The court relied on two cases to reach its conclusion on the right to health issue. First, Laxmi Mandal vs. Deen Dayal Harinagar Hospital & Others, W.P. (C) Nos. 8853 of 2008 in the High Court of Delhi and Alyne da Silva Pimentel Teixeira v. Brazil at the United Nations Committee on the Elimination of Discrimination against Women (CEDAW). In Laxmi, the petitioner died after prematurely giving birth to her sixth child, choosing to give birth at home because during her previous pregnancies, she was denied hospital care from four different hospitals due to the fact that she could not pay admission. In Alyne da Silva, CEDAW found a violation of the right to health, rejecting the state argument that the Brazilian health care system’s policies sought to address the specific needs of women, because the system resulted in a lack of access to quality medical care, in violation of the rule that “policies for elimination of discrimination must be action-and-results oriented as well as adequately funded”. In the present case, the court analogized to these two cases, and found that: “It is clear that the only reason that petitioners underwent this treatment, particularly the detention, is because they were unable to pay their bills, which served as a barrier to their access to health care services, and a violation of their right to health”.

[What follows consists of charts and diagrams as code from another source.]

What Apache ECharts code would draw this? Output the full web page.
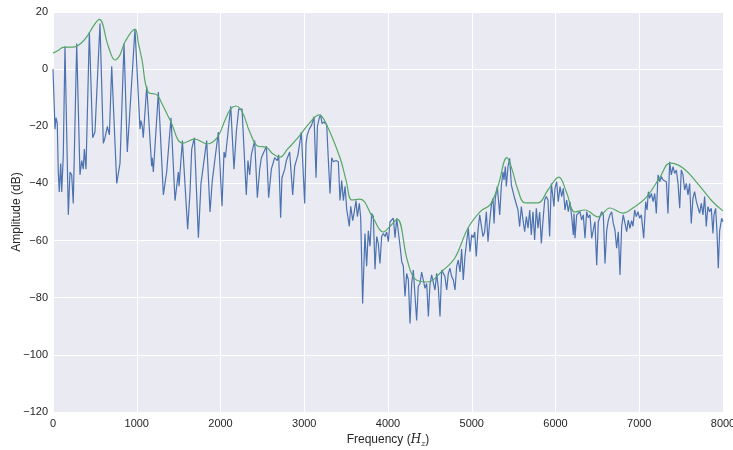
<!DOCTYPE html>
<html>
<head>
<meta charset="utf-8">
<script src="https://cdn.jsdelivr.net/npm/echarts@6/dist/echarts.min.js"></script>
<style>html,body{margin:0;padding:0;background:#fff;}#c{width:733px;height:450px;}</style>
</head>
<body>
<div id="c"></div>
<script>
// Spectrum (blue) – frequency (Hz) and amplitude (dB)
var specFreq = [0,24,36,51,63,75,92,104,123,143,183,203,223,242,283,322,343,362,374,394,434,474,501,561,601,621,649,673,701,761,800,848,887,911,979,
1039,1051,1066,1078,1119,1178,1185,1198,1218,1258,1318,1357,1409,1457,1497,1505,1545,1608,1636,1656,1688,1736,1767,1835,1875,1902,1974,
2018,2042,2058,2122,2161,2189,2217,2257,2308,2328,2348,2368,2408,2440,2468,2488,2548,2575,2607,2647,2678,2695,2718,2734,2767,2786,2826,2862,2886,2925,2965,
3005,3021,3036,3060,3089,3117,3141,3157,3180,3196,3212,3236,3268,3288,3308,3328,3348,3380,3407,3427,3447,3467,3487,3507,3538,3555,3579,3594,3618,3634,3658,3674,3697,3725,3745,3765,3785,3805,3825,3845,3865,3884,3904,3924,3944,3964,3984,
4004,4024,4044,4064,4084,4104,4123,4144,4164,4183,4203,4223,4243,4263,4283,4302,4322,4342,4362,4382,4402,4422,4442,4462,4482,4501,4521,4541,4561,4581,4601,4621,4641,4661,4680,4701,4720,4740,4760,4780,4800,4820,4839,4860,4879,4899,4919,4939,4959,4979,4999,
5019,5035,5054,5075,5095,5114,5134,5154,5174,5194,5214,5234,5254,5266,5281,5305,5334,5353,5373,5385,5401,5413,5433,5453,5473,5492,5512,5532,5552,5572,5592,5612,5632,5652,5672,5692,5711,5731,5751,5771,5791,5811,5831,5851,5871,5890,5910,5930,5950,5966,5982,5994,
6014,6033,6054,6074,6093,6113,6133,6153,6173,6193,6213,6221,6233,6253,6273,6292,6312,6332,6352,6372,6392,6412,6432,6451,6471,6492,6511,6531,6551,6571,6591,6611,6631,6651,6671,6690,6710,6730,6750,6770,6790,6809,6830,6850,6869,6889,6909,6925,6945,6965,6985,
7005,7025,7053,7077,7093,7109,7125,7145,7165,7185,7204,7224,7244,7264,7284,7304,7324,7343,7363,7383,7403,7423,7443,7463,7483,7502,7522,7542,7562,7582,7602,7621,7641,7661,7681,7701,7721,7741,7761,7781,7800,7820,7840,7860,7880,7892,7912,7928,7944,7960,7984,8000];
var specDb = [0,-21,-17,-19,-36,-43,-33,-43,-30,8,-51,-36,-37,-47,9,-37,-32,-35,-28,-35,13,-24,-22,16,-26,-24,-20,-23,1,-40,-33,9,-29,-18,14,
-21,-18,-20,-24,-6,-34,-31,-36,-27,-8,-44,-36,-17,-46,-36,-41,-25,-56,-43,-28,-24,-59,-40,-25,-50,-39,-22,
-48,-29,-31,-13,-35,-22,-14,-14,-44,-32,-37,-30,-25,-45,-35,-31,-27,-45,-35,-31,-32,-30,-52,-38,-35,-32,-29,-44,-34,-30,-22,
-47,-26,-23,-21,-19.5,-16.6,-38,-20,-17,-16,-19,-18.5,-19.5,-32,-43.5,-31,-32.4,-32,-32.4,-46,-39,-46,-41,-49,-55,-48,-53,-50.5,-46,-51.6,-47,-52,-82,-57.5,-69,-56.6,-62,-50.5,-51.6,-70,-58.6,-61,-68,-58.6,-57.5,-58.6,-57,
-60.4,-53.4,-54,-52.2,-59,-52.2,-52.8,-62,-67.4,-69,-79.6,-71.5,-73.8,-89,-75,-70.3,-71,-88,-76,-75,-71,-73.8,-76.7,-75,-86.6,-75.4,-72,-72.6,-77.3,-71.5,-76.7,-86.6,-70.3,-69.7,-72.6,-77.3,-71.5,-69.7,-72.6,-73.8,-77.3,-69,-66.8,-71,-63,-73.8,-65.6,-60.4,-55.7,-63.9,-58,
-59,-57,-65.6,-56.3,-51,-50.5,-58.6,-56.9,-49.9,-60.4,-53.4,-47.5,-45.2,-54,-45.2,-41.1,-51,-41,-35.9,-38.8,-34.1,-41.1,-34,-31.2,-40.6,-41.1,-45.2,-44.6,-49.3,-55.1,-48.1,-52.8,-56.9,-51.6,-55.7,-49.3,-58,-49.9,-59.8,-48.7,-55.7,-50,-61,-52.8,-45.8,-44.6,-45.8,-58.6,-40,-39.4,-48.1,-41.7,
-39.4,-46.4,-41.1,-44.6,-41.7,-49.3,-45.8,-49.9,-46.4,-51.6,-58,-50.5,-59.2,-51,-51.6,-49.9,-52.8,-51,-59.2,-49.9,-52,-51,-59.2,-56.3,-53.4,-68.6,-53.4,-54,-49.9,-51,-68,-56.6,-52.8,-51,-49.9,-54,-56.3,-62.7,-56.9,-72,-55.1,-51,-54,-56.9,-52.8,-55.7,-53,-55,-49.3,-51.6,-49.9,
-52.2,-51,-59.2,-46.4,-49.3,-42.9,-45.2,-43.5,-46.4,-43.5,-50.5,-37,-39.4,-37.6,-38.8,-38.5,-39.4,-50.5,-32.4,-37,-34.1,-36.5,-35.3,-40,-48.7,-35.3,-37,-42.3,-40,-44,-40,-54,-45.2,-42.9,-46.2,-46.4,-50.5,-47,-51,-44.6,-55.1,-48.1,-49.9,-48.7,-57.5,-51,-48.7,-56.9,-69.7,-56.6,-52.2,-53.4];

// Smooth envelope (green)
var envFreq = [0,60,120,260,350,420,480,553,661,740,800,860,979,1020,1063,1135,1240,1300,1400,1550,1695,1840,1960,2055,2120,2185,2260,2350,2450,2545,2620,2710,2800,2925,3045,3177,3260,3427,3500,3570,3665,3820,3940,4025,4110,4230,4325,4465,4660,4800,4955,5110,5218,5313,5420,5480,5552,5636,5790,5910,6040,6130,6232,6352,6507,6650,6806,6925,7080,7248,7367,7522,7725,7880,8000];
var envDb = [5.6,6.5,7.6,7.8,9.5,12,15,17.4,7.9,3.2,5,9.6,14,9,3.2,-8,-9,-12,-18,-25.9,-24.5,-26.2,-24,-17.8,-14,-12.9,-15,-22,-27,-27.3,-29.5,-30.8,-28,-24,-19.5,-16,-19,-31,-39,-45.8,-45.5,-52,-57,-55,-52.5,-66.8,-73.5,-74.5,-70.3,-66,-55.6,-49.6,-47.5,-41,-31,-35,-42.3,-46.8,-46.8,-42.3,-37.8,-43,-50,-49.3,-51.7,-48.6,-50.4,-48.6,-45,-37.8,-32.9,-34.6,-41,-46.5,-49.6];

var xTicks = {min: 0, max: 8000, step: 1000};
var yTicks = {min: -120, max: 20, step: 20};

function zip(a, b) { return a.map(function (v, i) { return [v, b[i]]; }); }

var FONT = 'Liberation Sans, Arial, sans-serif';
var chart = echarts.init(document.getElementById('c'), null, {renderer: 'canvas'});
chart.setOption({
  animation: false,
  backgroundColor: '#ffffff',
  grid: {left: 53, right: 10, top: 12, bottom: 38, show: true, backgroundColor: '#EAEAF2', borderWidth: 0,
         containLabel: false, outerBoundsMode: 'none'},
  xAxis: {
    type: 'value', min: xTicks.min, max: xTicks.max, interval: xTicks.step,
    axisLine: {show: false}, axisTick: {show: false},
    splitLine: {show: true, lineStyle: {color: '#ffffff', width: 1}},
    axisLabel: {color: '#262626', fontSize: 11, fontFamily: FONT, margin: 6, showMaxLabel: true, showMinLabel: true,
      hideOverlap: false, formatter: function (v) { return String(v); }},
    name: '{a|Frequency (}{h|H}{z|z}{a|)}',
    nameLocation: 'middle', nameGap: 18,
    nameTextStyle: {
      color: '#262626', fontFamily: FONT, fontSize: 12,
      rich: {
        a: {fontSize: 12, fontFamily: FONT, color: '#262626', lineHeight: 16},
        h: {fontSize: 12, fontStyle: 'italic', fontFamily: 'DejaVu Serif, serif', color: '#262626', lineHeight: 16},
        z: {fontSize: 8, fontStyle: 'italic', fontFamily: 'DejaVu Serif, serif', color: '#262626', lineHeight: 16, verticalAlign: 'bottom', padding: [6, 0, 0, 0]}
      }
    }
  },
  yAxis: {
    type: 'value', min: yTicks.min, max: yTicks.max, interval: yTicks.step,
    axisLine: {show: false}, axisTick: {show: false},
    splitLine: {show: true, lineStyle: {color: '#ffffff', width: 1}},
    axisLabel: {color: '#262626', fontSize: 11, fontFamily: FONT, margin: 5,
      formatter: function (v) { return String(v).replace('-', '\u2212'); }},
    name: 'Amplitude (dB)', nameLocation: 'middle', nameGap: 30, nameMoveOverlap: false,
    nameTextStyle: {color: '#262626', fontSize: 12, fontFamily: FONT}
  },
  series: [
    {type: 'line', data: zip(specFreq, specDb), showSymbol: false, lineStyle: {color: '#4C72B0', width: 1.2}, itemStyle: {color: '#4C72B0'}, z: 2},
    {type: 'line', data: zip(envFreq, envDb), showSymbol: false, smooth: 0.4, lineStyle: {color: '#55A868', width: 1.2}, itemStyle: {color: '#55A868'}, z: 3}
  ]
});
</script>
</body>
</html>
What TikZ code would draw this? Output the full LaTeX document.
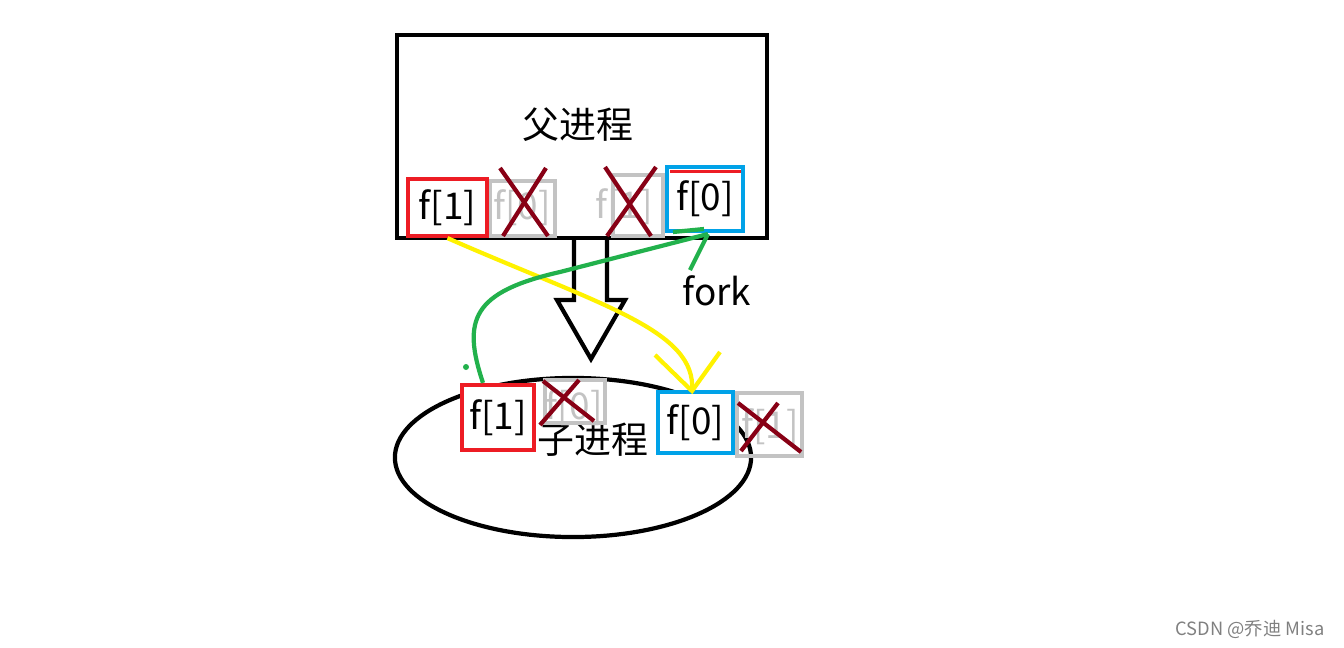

Finally, the court found Respondents violated the right to non-discrimination. The court found authority on the right to non-discrimination in CEDAW General Comment No. 18, Article 2 of the International Covenant on Civil and Political Rights, and the International Covenant on Economic, Social and Cultural Rights, among multiple other international instruments, as well as from the Kenyan Constitution, which requires protection of vulnerable groups, which in the court’s reasoning, includes “poor expectant women who are in labour”. The court relied on principles under CEDAW which require “acceptable [health care] services” to include “those that are delivered in a way that respects the dignity, and are sensitive to the needs and perspectives of, women.” The court also pronounced that “denial or neglect to provide interventions that only women need is a form of discrimination against women.” Thus, it found that “[p]etitioners were clearly discriminated against because of their economic status. They were denied access to health care facilities due to their inability to pay. When they were, very grudgingly, given treatment, they were denied basic provisions such as beds, bedding, and the food they were given was insufficient.” 

Enforcement of the Decision and Outcomes: 

The Court ordered the government of Kenya to take the necessary steps, which include enacting laws and policies to protect patients from arbitrary detention in health care facilities. It further issued a directive to the Kenyan government and the Pumwani Maternity Hospital to develop clear guidelines and procedures for implementing the fee waiver system in all public hospitals and to take all necessary administrative, legislative, and policy measures to eradicate the practice of detaining patients who are unable to pay medical bills. The Court further awarded Ms. Awuor 1.5 million Kshs in damages, Ms. Oliele 500,000 Kshs, and awarded both of them legal fees.

Significance of the Case: 

Pregnancy-related complications take the lives of approximately 8,000 Kenyan women each year. Despite the steps that the Kenyan government has pledged to provide free maternity services, user fees and poor service delivery continue to present obstacles, particularly for women experiencing poverty. This case emphasizes the government’s obligation to fulfill the right to reproductive health services, including in the face of resource constraints. It also sends a strong message that the government has the obligation to ensure that health care workers do not discriminate against and mistreat indigent patients. Indeed, this case was the precursor to J.M. v. Attorney General, where in 2018 the court also found violations of the right to health as well as the right to dignity and to freedom from cruel, inhuman, and degrading treatment.